Sebuah band yang sangat populer di dalam negeri dengan angka streaming gila-gilaan tidak serta-merta akan mendapat karpet merah bisa tampil di tempat layak di luar sana. Karena yang terpenting adalah bagaimana pendengar asing bisa menerima musik yang dibawa. Kembali melihat band-band di paragraf atas, mereka sudah menjawab hal tersebut, dengan diajak tampil di tempat yang memang seharusnya pada kontestasi luar negeri.
Ironi rasanya ketika sebuah band atau musisi melenggang pergi ke luar tapi hanya tampil di depan publik sendiri atau masyarakat lokal yang kebetulan tinggal di sana. Tidak ada yang spesial, seperti memindahkan lokasi dan marketnya saja. Karena seharusnya memaknai go internasional tidak boleh terdengar sesempit itu.
Jadi, sebetulnya adalah bukan tentang di wilayah mana mereka tampil, tapi spektrum-spektrum asing yang harus dijajal dengan penampilan yang wajib memikat mata-mata baru, sambil mengolah berbagai peluang yang ada, yang mungkin di kemudian hari bisa menjadi potensi bisnis baru untuk keberlangsungan band.
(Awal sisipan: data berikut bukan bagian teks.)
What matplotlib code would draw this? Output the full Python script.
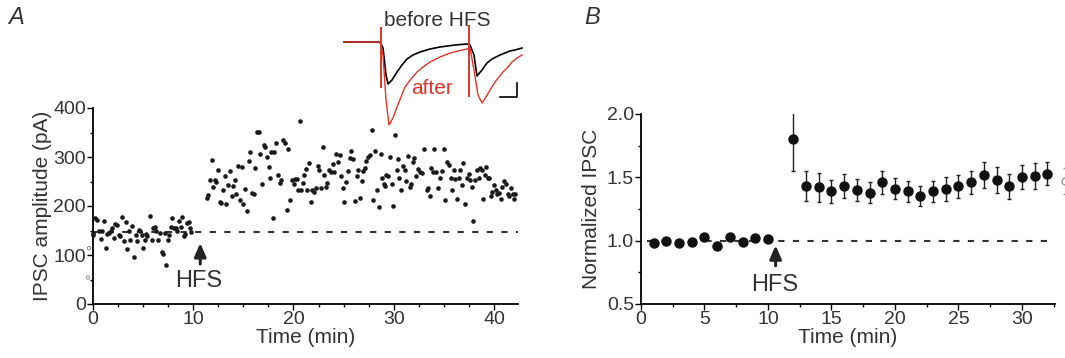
import matplotlib
matplotlib.use('Agg')
import matplotlib.pyplot as plt
from matplotlib.ticker import MultipleLocator

plt.rcParams['font.family'] = ['Liberation Sans', 'DejaVu Sans']

# --- panel A: single cell IPSC amplitude (pA) ---
pre_t = [0, 0.02, 0.2, 0.4, 0.6, 0.75, 0.9, 1.1, 1.25, 1.4, 1.55, 1.75, 1.9, 2.1, 2.2, 2.4,
         2.55, 2.7, 2.9, 3.1, 3.25, 3.4, 3.6, 3.7, 3.85, 4.1, 4.25, 4.4, 4.55, 4.7, 4.85, 5.0,
         5.15, 5.3, 5.4, 5.7, 5.85, 6.0, 6.15, 6.3, 6.5, 6.65, 6.85, 7.0, 7.15, 7.3, 7.45, 7.6,
         7.75, 7.9, 8.1, 8.25, 8.4, 8.6, 8.75, 8.9, 9.1, 9.2, 9.4, 9.55, 9.65, 9.8]
pre_amp = [145, 140, 175, 172, 150, 132, 150, 170, 115, 142, 145, 150, 155, 135, 163, 162,
           140, 138, 178, 128, 168, 112, 150, 130, 160, 95, 140, 128, 152, 148, 140, 115,
           130, 142, 138, 180, 130, 155, 157, 150, 130, 145, 107, 103, 145, 80, 130, 140,
           158, 175, 155, 155, 148, 170, 157, 178, 138, 142, 165, 167, 155, 146]

post_t = [11.34, 11.47, 11.64, 11.85, 12.0, 12.19, 12.3, 12.5, 12.63, 12.8, 13.0, 13.17, 13.3,
          13.45, 13.65, 13.82, 14.0, 14.13, 14.3, 14.47, 14.64, 14.84, 14.98, 15.15, 15.32,
          15.52, 15.69, 15.9, 16.07, 16.17, 16.34, 16.58, 16.68, 16.85, 17.02, 17.19, 17.36,
          17.53, 17.7, 17.8, 17.94, 18.1, 18.3, 18.49, 18.66, 18.8, 18.96, 19.17, 19.34, 19.47,
          19.64, 19.85, 20.02, 20.19, 20.32, 20.49, 20.63, 20.77, 20.94, 21.04, 21.2, 21.38,
          21.55, 21.79, 21.89, 22.06, 22.23, 22.4, 22.57, 22.74, 22.91, 23.08, 23.22, 23.39,
          23.56, 23.73, 23.9, 24.07, 24.24, 24.4, 24.6, 24.78, 24.92, 25.09, 25.26, 25.43,
          25.6, 25.77, 25.97, 26.14, 26.32, 26.45, 26.62, 26.79, 26.93, 27.1, 27.27, 27.44,
          27.64, 27.81, 27.98, 28.15, 28.32, 28.53, 28.7, 28.87, 29.0, 29.17, 29.28, 29.45,
          29.62, 29.79, 29.96, 30.13, 30.3, 30.43, 30.57, 30.74, 30.91, 31.08, 31.25, 31.42,
          31.59, 31.76, 31.9, 32.07, 32.24, 32.41, 32.58, 32.78, 33.02, 33.29, 33.46, 33.63,
          33.77, 33.91, 34.04, 34.25, 34.45, 34.66, 34.83, 35.0, 35.13, 35.34, 35.47, 35.68,
          35.81, 35.98, 36.15, 36.32, 36.49, 36.63, 36.8, 36.94, 37.15, 37.32, 37.49, 37.66,
          37.84, 37.94, 38.13, 38.3, 38.47, 38.64, 38.81, 38.91, 39.08, 39.2, 39.39, 39.52,
          39.69, 39.83, 40.0, 40.17, 40.34, 40.5, 40.68, 40.85, 41.02, 41.19, 41.36, 41.53,
          41.7, 41.87, 41.97, 42.1]
post_amp = [217, 222, 254, 294, 238, 254, 248, 274, 208, 206, 232, 261, 204,
            242, 271, 220, 240, 254, 225, 281, 212, 280, 204, 234, 190,
            291, 311, 227, 224, 277, 351, 351, 307, 244, 324, 321, 300,
            280, 257, 311, 175, 311, 328, 264, 246, 254, 335, 329, 192, 317,
            213, 254, 244, 256, 256, 233, 374, 233, 246, 263, 276, 233,
            288, 208, 233, 229, 236, 281, 274, 236, 321, 263, 239, 246,
            273, 269, 286, 269, 307, 290, 305, 261, 236, 208, 249, 271,
            298, 313, 296, 210, 261, 273, 217, 252, 271, 278, 292, 300,
            305, 355, 212, 312, 233, 197, 307, 258, 244, 240, 263, 261,
            300, 244, 200, 344, 274, 296, 258, 233, 281, 273, 252, 303,
            238, 244, 290, 298, 261, 276, 269, 267, 317, 232, 236, 220,
            278, 269, 317, 269, 236, 258, 271, 317, 212, 290, 283, 258,
            233, 274, 256, 215, 258, 274, 242, 288, 205, 258, 265, 254,
            239, 170, 254, 273, 258, 278, 273, 215, 263, 280, 258, 258,
            220, 229, 242, 232, 224, 227, 215, 238, 251, 244, 225, 220,
            236, 224, 215, 224]
baseline_amp = 147
stray_t = [-0.4, -0.5]
stray_amp = [114, 54]

# --- panel B: normalized IPSC, mean +/- SEM ---
norm_t = list(range(1, 11)) + list(range(12, 33))
norm_mean = [0.98, 1.00, 0.98, 0.99, 1.03, 0.96, 1.03, 0.99, 1.02, 1.01,
             1.80, 1.43, 1.42, 1.39, 1.43, 1.40, 1.38, 1.46, 1.41, 1.39, 1.35,
             1.39, 1.41, 1.43, 1.46, 1.52, 1.48, 1.43, 1.50, 1.51, 1.53]
norm_sem = [0.01, 0.01, 0.01, 0.01, 0.01, 0.01, 0.01, 0.01, 0.01, 0.01,
            0.25, 0.12, 0.115, 0.09, 0.096, 0.086, 0.08, 0.09, 0.084, 0.084, 0.08,
            0.085, 0.093, 0.092, 0.092, 0.105, 0.10, 0.10, 0.096, 0.10, 0.094]

# --- inset: example traces (arbitrary units) ---
before_t = [0, 36, 39, 42, 44, 48, 53, 58, 63, 69, 76, 86, 96, 111, 123, 126, 130, 133,
            138, 143, 148, 156, 161, 166, 171, 178]
before_i = [0, 0, -6, -33, -42, -38, -30, -23, -17, -13, -10, -7, -5, -3, -2, -3, -13, -34,
            -28, -21, -17, -13, -11, -9, -8, -6]
after_t = [0, 36, 39, 42, 45, 49, 53, 57, 61, 67, 73, 79, 86, 96, 106, 114, 123, 126, 130,
           134, 138, 142, 146, 151, 159, 164, 168, 173, 178]
after_i = [0, 0, -13, -58, -83, -76, -65, -55, -45, -37, -30, -25, -20, -15, -11, -9, -7,
           -6, -28, -53, -61, -55, -48, -40, -30, -25, -20, -16, -13]
stim_t = [37, 125]
stim_top = [15, 17]
stim_bottom = [-46, -55]

red = '#e0352c'
txt = '#333333'

fig = plt.figure(figsize=(10.65, 3.58), dpi=100)
W, H = 1065, 358

def box(x0, x1, ytop, ybot):
    return [x0 / W, 1 - ybot / H, (x1 - x0) / W, (ybot - ytop) / H]

def style(ax):
    for s in ['top', 'right']:
        ax.spines[s].set_visible(False)
    for s in ['left', 'bottom']:
        ax.spines[s].set_linewidth(1.3)
    ax.tick_params(which='major', direction='out', length=4, width=1, labelsize=14,
                   colors='black', labelcolor=txt, pad=1)
    ax.tick_params(which='minor', direction='out', length=2.5, width=1)

# panel A
axA = fig.add_axes(box(93, 518, 108, 304))
axA.axhline(baseline_amp, color=txt, lw=1.5, ls=(0, (3, 4)), zorder=1)
axA.scatter(pre_t, pre_amp, s=11, color='#1a1a1a', clip_on=False, zorder=3, linewidths=0)
axA.scatter(post_t, post_amp, s=11, color='#1a1a1a', clip_on=False, zorder=3, linewidths=0)
axA.scatter(stray_t, stray_amp, s=6, facecolors='none', edgecolors='#777777',
            linewidths=0.6, clip_on=False)
axA.set_xlim(0, 42.4)
axA.set_ylim(0, 400)
axA.xaxis.set_major_locator(MultipleLocator(10))
axA.xaxis.set_minor_locator(MultipleLocator(2.5))
axA.yaxis.set_major_locator(MultipleLocator(100))
axA.yaxis.set_minor_locator(MultipleLocator(50))
style(axA)
axA.set_xlabel('Time (min)', fontsize=15, color=txt, labelpad=0)
axA.set_ylabel('IPSC amplitude (pA)', fontsize=15, color=txt, labelpad=1)
axA.annotate('', xy=(10.7, 130), xytext=(10.7, 76),
             arrowprops=dict(arrowstyle='-|>,head_width=0.35,head_length=0.8',
                             color='#222222', lw=2.2))
axA.text(10.55, 46, 'HFS', fontsize=17, color=txt, ha='center', va='center')

# panel B
axB = fig.add_axes(box(641, 1055, 114, 304))
axB.plot([0.5, 32.5], [1.0, 1.0], color=txt, lw=1.5, ls=(0, (3, 4)), zorder=1)
axB.errorbar(norm_t, norm_mean, yerr=norm_sem, fmt='o', ms=6.5, color='#111111',
             ecolor='#222222', elinewidth=1, capsize=1.5, capthick=1, zorder=3)
axB.errorbar([33.4], [1.47], yerr=[0.1], fmt='o', ms=5, mfc='white', mec='#999999',
             ecolor='#999999', elinewidth=0.8, capsize=1.5, clip_on=False)
axB.set_xlim(0, 32.6)
axB.set_ylim(0.5, 2.0)
axB.xaxis.set_major_locator(MultipleLocator(5))
axB.xaxis.set_minor_locator(MultipleLocator(2.5))
axB.yaxis.set_major_locator(MultipleLocator(0.5))
axB.yaxis.set_minor_locator(MultipleLocator(0.25))
axB.yaxis.set_major_formatter(plt.FormatStrFormatter('%.1f'))
style(axB)
axB.set_xlabel('Time (min)', fontsize=15, color=txt, labelpad=0)
axB.set_ylabel('Normalized IPSC', fontsize=15, color=txt, labelpad=4)
axB.annotate('', xy=(10.6, 0.985), xytext=(10.6, 0.78),
             arrowprops=dict(arrowstyle='-|>,head_width=0.35,head_length=0.8',
                             color='#222222', lw=2.2))
axB.text(10.5, 0.65, 'HFS', fontsize=17, color=txt, ha='center', va='center')

# inset traces
axI = fig.add_axes(box(340, 530, 0, 135))
axI.plot(before_t, before_i, color='black', lw=1.2)
axI.plot(after_t, after_i, color=red, lw=1.0)
axI.vlines(stim_t, stim_bottom, stim_top, color=red, lw=1.4)
axI.plot([156, 173, 173], [-55, -55, -41], color='black', lw=1.2)
axI.text(93, 22, 'before HFS', fontsize=15, color=txt, ha='center', va='center')
axI.text(88, -46, 'after', fontsize=15, color=red, ha='center', va='center')
axI.set_xlim(-4, 186)
axI.set_ylim(-93, 42)
axI.axis('off')

fig.text(8 / W, 1 - 18 / H, 'A', fontsize=17, style='italic', color=txt, va='center')
fig.text(584 / W, 1 - 18 / H, 'B', fontsize=17, style='italic', color=txt, va='center')

fig.savefig('out.png', dpi=100)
Atau misalkan bicara dalam level yang lebih advance, go internasional mungkin bisa diartikan dengan: pertama, sign dengan label ternama luar negeri yang memiliki jaringan distribusi tepat; kedua, sign dengan booking agent yang tahu benar mana panggung yang cocok dengan karakter band masing-masing; ketiga, mempekerjakan PR untuk membangun narasi diri dan berbagai macam urusan publikasi di tengah jutaan band lain, keempat, sudahi menganggap tampil di depan masyarakat lokal yang kebetulan tinggal di luar negeri sebagai go internasional.